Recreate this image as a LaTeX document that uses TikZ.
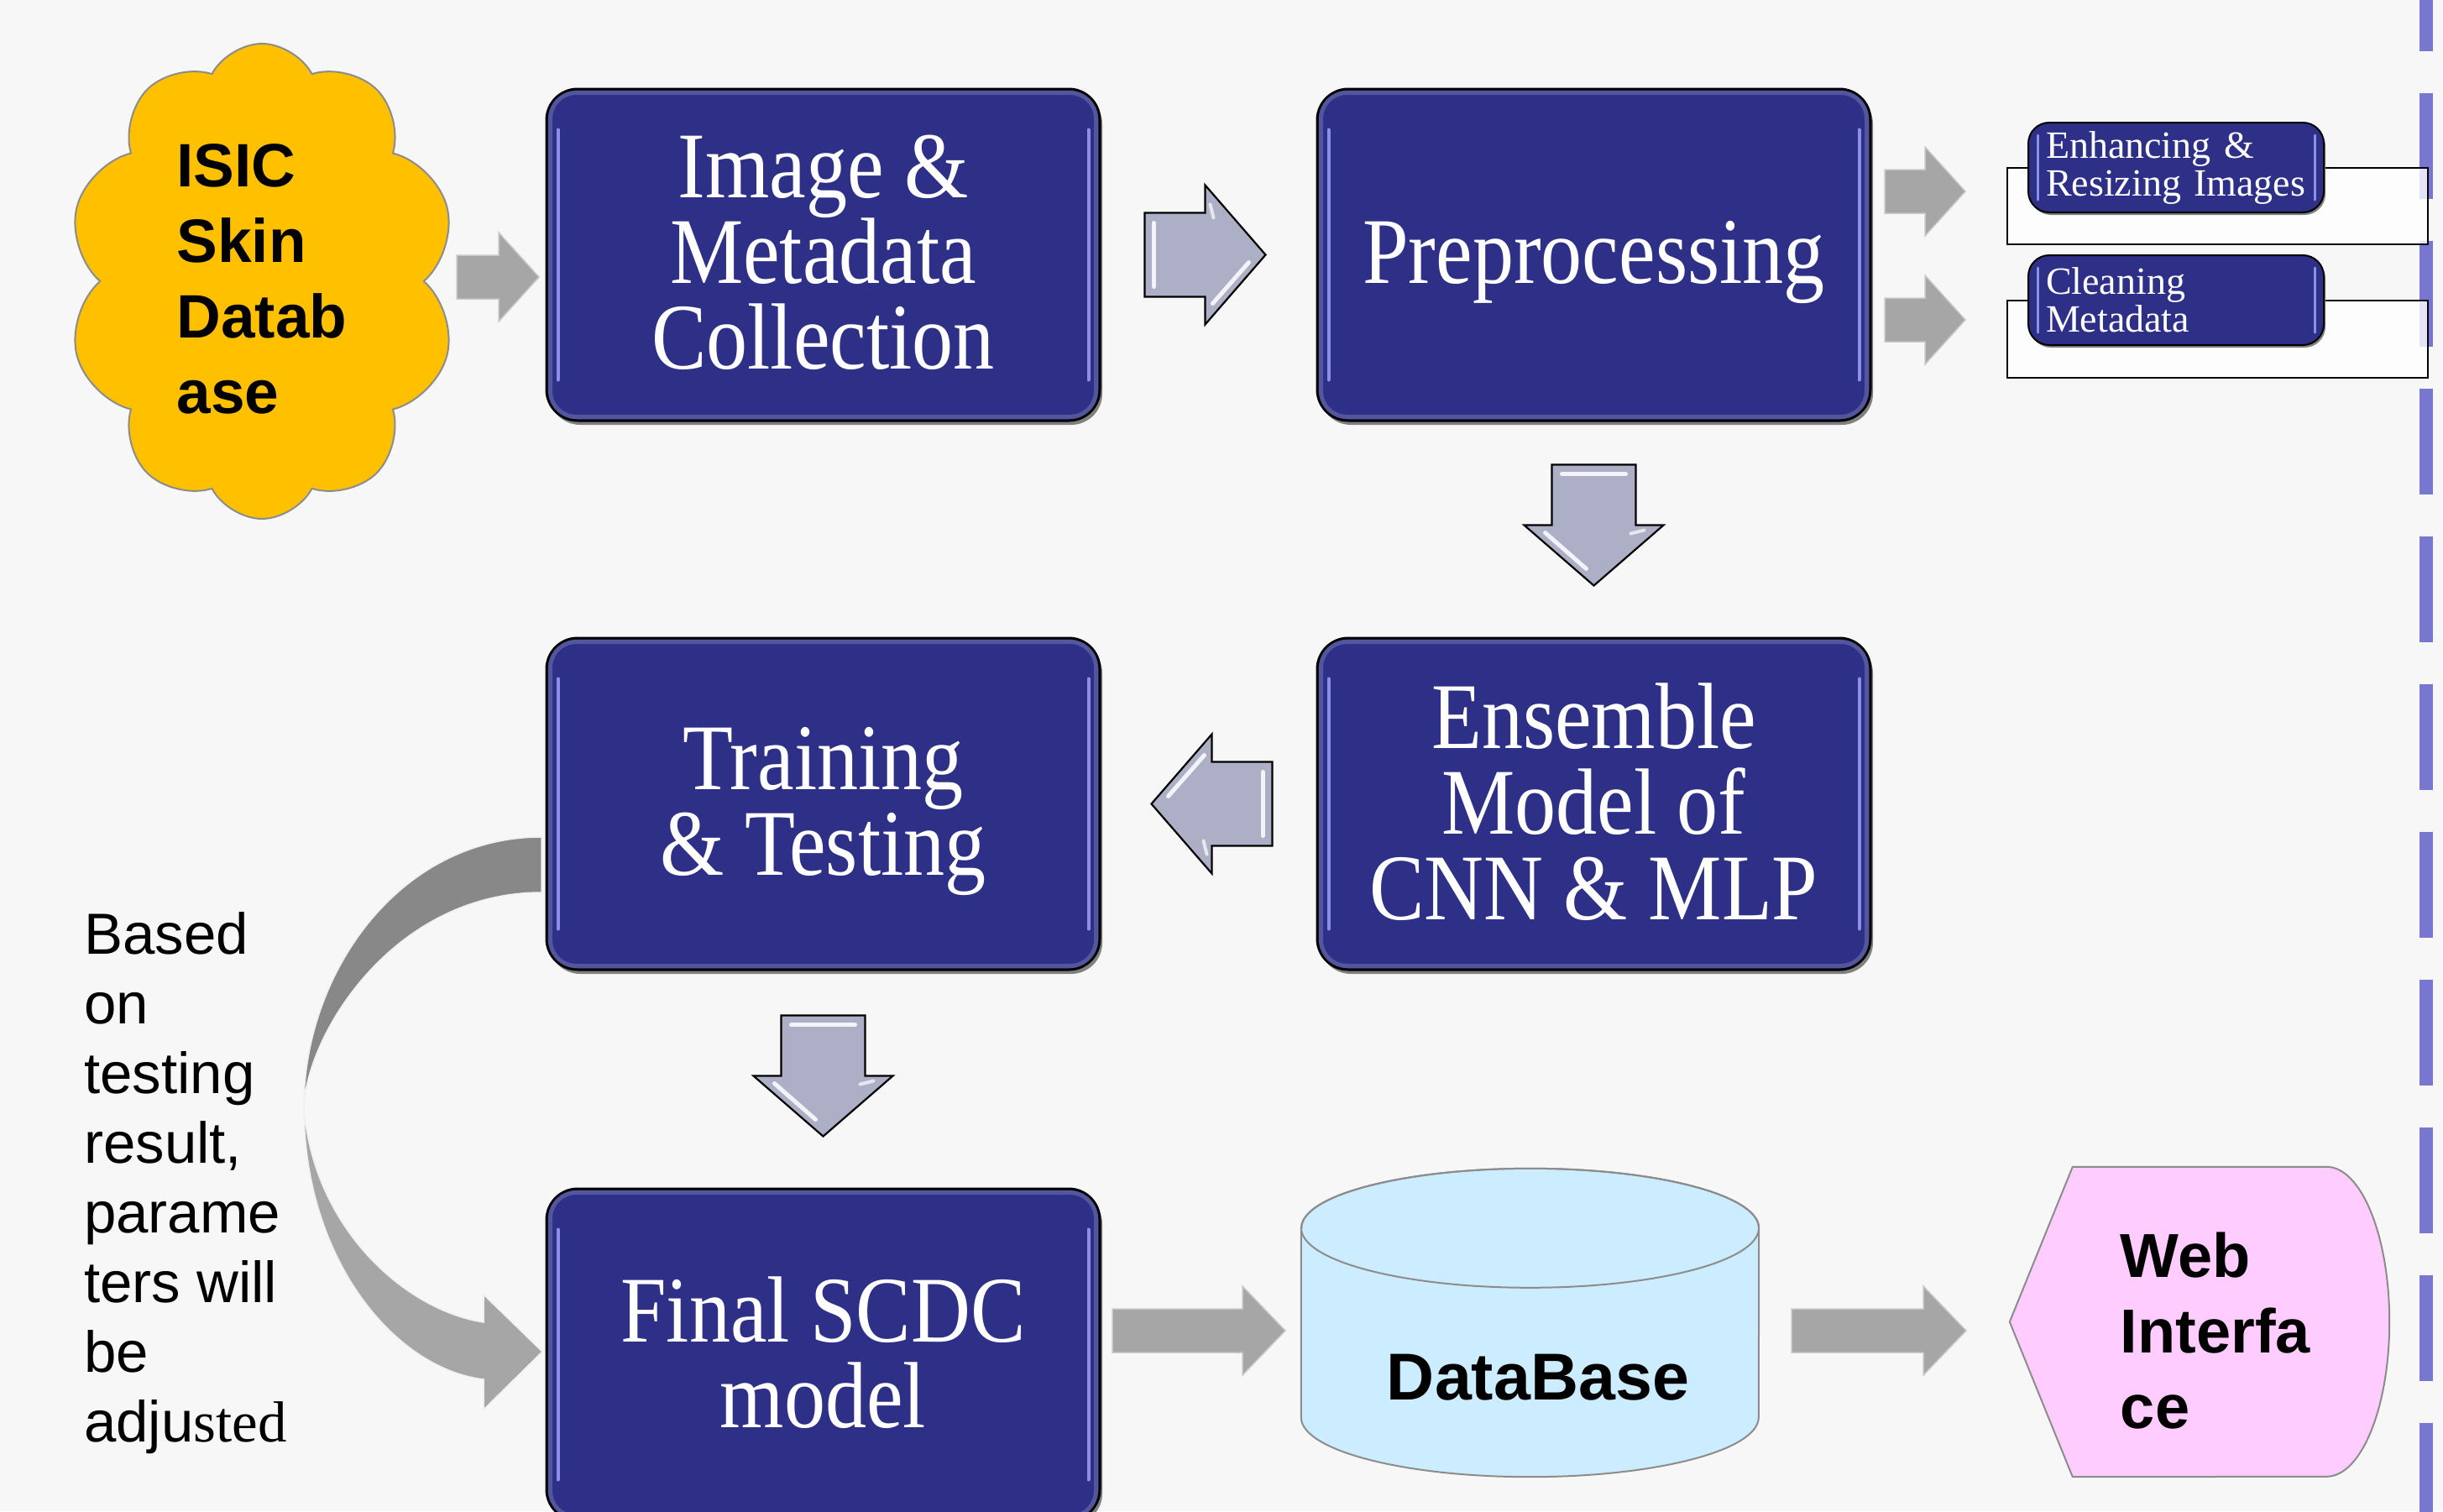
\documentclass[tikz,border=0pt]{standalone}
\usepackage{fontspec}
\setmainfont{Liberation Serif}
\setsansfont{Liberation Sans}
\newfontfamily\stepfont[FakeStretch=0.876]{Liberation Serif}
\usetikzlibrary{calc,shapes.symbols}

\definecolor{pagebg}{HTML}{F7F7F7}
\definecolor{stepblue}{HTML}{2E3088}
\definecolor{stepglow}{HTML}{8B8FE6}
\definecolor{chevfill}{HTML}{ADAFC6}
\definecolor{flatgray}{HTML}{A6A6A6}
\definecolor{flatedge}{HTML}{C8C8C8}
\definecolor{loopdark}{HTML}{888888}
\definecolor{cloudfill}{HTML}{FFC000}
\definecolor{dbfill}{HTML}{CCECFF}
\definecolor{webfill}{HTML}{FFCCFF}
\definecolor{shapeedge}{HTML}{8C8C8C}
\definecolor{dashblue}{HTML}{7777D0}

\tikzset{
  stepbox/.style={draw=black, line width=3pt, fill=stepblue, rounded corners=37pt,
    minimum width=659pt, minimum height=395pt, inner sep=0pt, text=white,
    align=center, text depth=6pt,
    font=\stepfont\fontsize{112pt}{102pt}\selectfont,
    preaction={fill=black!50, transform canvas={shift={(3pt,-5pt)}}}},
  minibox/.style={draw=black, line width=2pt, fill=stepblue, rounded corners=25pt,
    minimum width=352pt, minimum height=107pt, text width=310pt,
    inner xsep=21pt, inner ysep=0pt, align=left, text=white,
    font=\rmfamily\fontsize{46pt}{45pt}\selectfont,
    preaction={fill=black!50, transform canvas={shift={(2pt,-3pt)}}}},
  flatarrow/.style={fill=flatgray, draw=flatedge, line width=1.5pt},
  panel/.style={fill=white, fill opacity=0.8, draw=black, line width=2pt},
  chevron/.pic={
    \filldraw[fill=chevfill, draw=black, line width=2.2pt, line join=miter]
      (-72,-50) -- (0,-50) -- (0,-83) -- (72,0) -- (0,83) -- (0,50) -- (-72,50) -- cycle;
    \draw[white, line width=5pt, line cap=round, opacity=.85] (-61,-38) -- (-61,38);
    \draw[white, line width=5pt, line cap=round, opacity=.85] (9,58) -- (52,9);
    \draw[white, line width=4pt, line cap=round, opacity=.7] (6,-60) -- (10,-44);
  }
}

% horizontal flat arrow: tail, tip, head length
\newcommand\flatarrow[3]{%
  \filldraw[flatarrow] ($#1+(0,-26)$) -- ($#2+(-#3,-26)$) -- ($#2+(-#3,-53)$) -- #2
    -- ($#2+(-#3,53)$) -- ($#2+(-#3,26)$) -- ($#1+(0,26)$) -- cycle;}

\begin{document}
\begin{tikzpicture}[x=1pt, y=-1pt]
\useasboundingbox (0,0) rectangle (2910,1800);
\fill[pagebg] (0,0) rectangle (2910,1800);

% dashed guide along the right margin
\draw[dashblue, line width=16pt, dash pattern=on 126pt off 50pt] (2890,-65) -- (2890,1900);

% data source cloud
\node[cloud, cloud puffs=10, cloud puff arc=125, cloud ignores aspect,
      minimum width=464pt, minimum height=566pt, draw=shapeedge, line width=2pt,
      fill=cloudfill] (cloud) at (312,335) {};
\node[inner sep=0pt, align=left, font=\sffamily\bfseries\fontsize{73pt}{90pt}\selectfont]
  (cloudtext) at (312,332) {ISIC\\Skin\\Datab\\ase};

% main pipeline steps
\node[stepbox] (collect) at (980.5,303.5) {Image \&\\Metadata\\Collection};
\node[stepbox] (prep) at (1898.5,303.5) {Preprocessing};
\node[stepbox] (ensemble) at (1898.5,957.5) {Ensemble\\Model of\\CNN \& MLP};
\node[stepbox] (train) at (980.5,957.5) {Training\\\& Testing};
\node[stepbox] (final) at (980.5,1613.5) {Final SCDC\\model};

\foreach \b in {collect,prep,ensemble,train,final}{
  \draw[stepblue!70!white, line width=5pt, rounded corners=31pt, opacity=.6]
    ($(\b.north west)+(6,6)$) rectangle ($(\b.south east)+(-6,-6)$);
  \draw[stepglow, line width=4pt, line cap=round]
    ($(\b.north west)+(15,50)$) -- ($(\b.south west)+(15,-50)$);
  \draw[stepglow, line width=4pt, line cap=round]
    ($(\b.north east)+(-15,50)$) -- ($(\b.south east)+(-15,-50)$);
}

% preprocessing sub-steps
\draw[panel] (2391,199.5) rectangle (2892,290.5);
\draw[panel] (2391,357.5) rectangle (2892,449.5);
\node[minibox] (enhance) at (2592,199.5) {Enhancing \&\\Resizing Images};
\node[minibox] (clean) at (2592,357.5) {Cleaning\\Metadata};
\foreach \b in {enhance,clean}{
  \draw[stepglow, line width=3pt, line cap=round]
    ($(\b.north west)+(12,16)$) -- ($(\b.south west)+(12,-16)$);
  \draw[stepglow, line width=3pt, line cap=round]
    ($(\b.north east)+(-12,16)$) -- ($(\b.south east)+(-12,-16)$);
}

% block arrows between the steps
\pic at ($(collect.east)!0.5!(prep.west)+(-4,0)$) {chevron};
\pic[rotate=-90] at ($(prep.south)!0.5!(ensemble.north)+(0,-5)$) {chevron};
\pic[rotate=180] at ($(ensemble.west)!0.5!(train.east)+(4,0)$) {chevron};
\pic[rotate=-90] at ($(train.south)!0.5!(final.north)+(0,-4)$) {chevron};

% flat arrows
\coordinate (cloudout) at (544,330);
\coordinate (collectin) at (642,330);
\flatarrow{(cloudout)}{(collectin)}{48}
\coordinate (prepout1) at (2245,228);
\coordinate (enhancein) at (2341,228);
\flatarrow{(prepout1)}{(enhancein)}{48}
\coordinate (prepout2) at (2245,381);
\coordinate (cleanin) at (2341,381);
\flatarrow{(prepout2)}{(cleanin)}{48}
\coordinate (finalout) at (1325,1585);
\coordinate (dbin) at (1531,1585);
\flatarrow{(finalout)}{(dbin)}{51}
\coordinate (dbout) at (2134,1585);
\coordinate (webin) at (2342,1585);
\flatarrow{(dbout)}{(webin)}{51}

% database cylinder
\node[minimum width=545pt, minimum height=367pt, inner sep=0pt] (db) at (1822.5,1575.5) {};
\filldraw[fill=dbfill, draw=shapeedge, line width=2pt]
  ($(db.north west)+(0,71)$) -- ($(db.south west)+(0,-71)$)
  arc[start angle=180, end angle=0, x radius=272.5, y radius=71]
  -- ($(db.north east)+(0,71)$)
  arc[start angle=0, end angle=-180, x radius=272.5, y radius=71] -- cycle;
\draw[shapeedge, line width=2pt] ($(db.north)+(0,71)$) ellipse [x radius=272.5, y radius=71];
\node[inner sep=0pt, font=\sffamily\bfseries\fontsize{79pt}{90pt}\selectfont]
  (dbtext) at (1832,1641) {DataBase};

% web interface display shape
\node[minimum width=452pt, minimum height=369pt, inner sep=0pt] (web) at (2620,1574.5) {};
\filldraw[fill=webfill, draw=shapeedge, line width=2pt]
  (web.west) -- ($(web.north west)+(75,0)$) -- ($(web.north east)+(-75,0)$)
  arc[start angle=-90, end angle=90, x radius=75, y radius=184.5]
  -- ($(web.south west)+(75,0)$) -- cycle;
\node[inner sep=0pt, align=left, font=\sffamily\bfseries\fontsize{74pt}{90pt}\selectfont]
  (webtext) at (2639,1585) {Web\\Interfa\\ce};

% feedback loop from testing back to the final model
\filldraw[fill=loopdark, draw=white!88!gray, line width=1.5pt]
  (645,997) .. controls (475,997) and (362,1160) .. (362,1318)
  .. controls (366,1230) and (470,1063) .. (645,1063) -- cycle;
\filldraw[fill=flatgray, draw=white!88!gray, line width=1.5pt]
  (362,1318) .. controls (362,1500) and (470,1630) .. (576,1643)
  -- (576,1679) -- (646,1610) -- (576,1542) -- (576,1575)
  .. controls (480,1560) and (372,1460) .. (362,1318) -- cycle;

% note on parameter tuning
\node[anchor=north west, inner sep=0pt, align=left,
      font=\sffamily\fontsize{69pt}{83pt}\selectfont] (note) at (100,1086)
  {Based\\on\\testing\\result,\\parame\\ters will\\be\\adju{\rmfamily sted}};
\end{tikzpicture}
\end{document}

INSTRUCTIONS FOR THE TASK:
Quote, exactly and only, the lines from the first line of the data above through the line containing "-- ($#2+(-#3,53)$) -- ($#2+(-#3,26)$)". The pictures do not belong in it.

RESPONSE TO THE EXERCISE:
Recreate this image as a LaTeX document that uses TikZ.
\documentclass[tikz,border=0pt]{standalone}
\usepackage{fontspec}
\setmainfont{Liberation Serif}
\setsansfont{Liberation Sans}
\newfontfamily\stepfont[FakeStretch=0.876]{Liberation Serif}
\usetikzlibrary{calc,shapes.symbols}

\definecolor{pagebg}{HTML}{F7F7F7}
\definecolor{stepblue}{HTML}{2E3088}
\definecolor{stepglow}{HTML}{8B8FE6}
\definecolor{chevfill}{HTML}{ADAFC6}
\definecolor{flatgray}{HTML}{A6A6A6}
\definecolor{flatedge}{HTML}{C8C8C8}
\definecolor{loopdark}{HTML}{888888}
\definecolor{cloudfill}{HTML}{FFC000}
\definecolor{dbfill}{HTML}{CCECFF}
\definecolor{webfill}{HTML}{FFCCFF}
\definecolor{shapeedge}{HTML}{8C8C8C}
\definecolor{dashblue}{HTML}{7777D0}

\tikzset{
  stepbox/.style={draw=black, line width=3pt, fill=stepblue, rounded corners=37pt,
    minimum width=659pt, minimum height=395pt, inner sep=0pt, text=white,
    align=center, text depth=6pt,
    font=\stepfont\fontsize{112pt}{102pt}\selectfont,
    preaction={fill=black!50, transform canvas={shift={(3pt,-5pt)}}}},
  minibox/.style={draw=black, line width=2pt, fill=stepblue, rounded corners=25pt,
    minimum width=352pt, minimum height=107pt, text width=310pt,
    inner xsep=21pt, inner ysep=0pt, align=left, text=white,
    font=\rmfamily\fontsize{46pt}{45pt}\selectfont,
    preaction={fill=black!50, transform canvas={shift={(2pt,-3pt)}}}},
  flatarrow/.style={fill=flatgray, draw=flatedge, line width=1.5pt},
  panel/.style={fill=white, fill opacity=0.8, draw=black, line width=2pt},
  chevron/.pic={
    \filldraw[fill=chevfill, draw=black, line width=2.2pt, line join=miter]
      (-72,-50) -- (0,-50) -- (0,-83) -- (72,0) -- (0,83) -- (0,50) -- (-72,50) -- cycle;
    \draw[white, line width=5pt, line cap=round, opacity=.85] (-61,-38) -- (-61,38);
    \draw[white, line width=5pt, line cap=round, opacity=.85] (9,58) -- (52,9);
    \draw[white, line width=4pt, line cap=round, opacity=.7] (6,-60) -- (10,-44);
  }
}

% horizontal flat arrow: tail, tip, head length
\newcommand\flatarrow[3]{%
  \filldraw[flatarrow] ($#1+(0,-26)$) -- ($#2+(-#3,-26)$) -- ($#2+(-#3,-53)$) -- #2
    -- ($#2+(-#3,53)$) -- ($#2+(-#3,26)$) -- ($#1+(0,26)$) -- cycle;}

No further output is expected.